Since the constraints of the values are well defined (cannot have negative composition), I would go for the "negative value to indicate less-than" approach. As long as this use of such sentinel values are sufficiently documented, it should be reasonably easy to implement and maintain.
An alternative but similar method would be to add 100 to the values, assuming that you can't get more than 100%. So <0.001 becomes 100.001.
I would have a table modeling the certificate, in a one to many relation with another table, storing the values for elements.
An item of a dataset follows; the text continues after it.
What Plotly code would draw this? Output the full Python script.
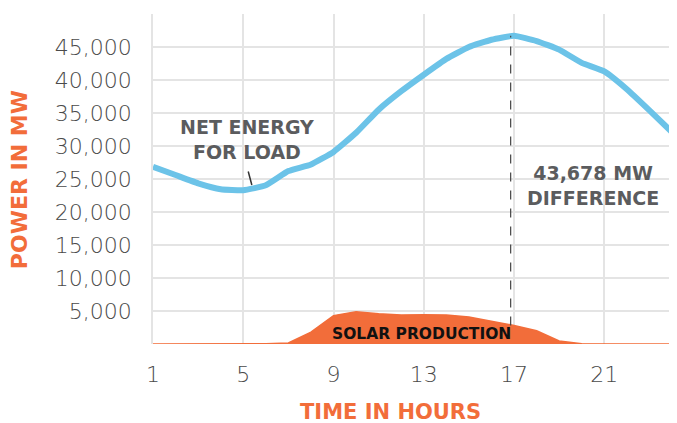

Then, I would still have the elements table containing the value in one column and a flag (less than) as a separate column.
Draft:
create table CERTIFICATES
(
PK_ID integer,
NAME varchar(128)
)
create table ELEMENTS
(
ELEMENT_ID varchar(2),
CERTIFICATE_ID integer,
CONCENTRATION number,
MEASURABLE integer
)
Depending on the database engine you're using, the types of the columns may vary.
Why not add another column to store whether or not its a trace amount
This will allow you to to save the amount that the trace is less than too
Since there is no common lowest threshold value and NULL is not acceptable, the cleanest solution now is to have a marker column which indicates whether there is a quantifiable amount or a trace amount present. A value of "Trace" would indicate to anybody reading the raw data that only a trace amount was present. A value of "Quantity" would indicate that you should check an amount column to find the actual quantity present.
I would have to warn against storing numerical values as strings. It will inevitably add additional pain, since you now lose the assertions a strong type definition gives you. When your application consumes the values in that column, it has to read the string to determine whether it's a sentinel value, a numeric value or simply some other string it can't interpret. Trying to handle data conversion errors at this point in your application is something I'm sure you don't want to be doing.
Another field seems like the way to go; call it 'MinMeasurablePercent'.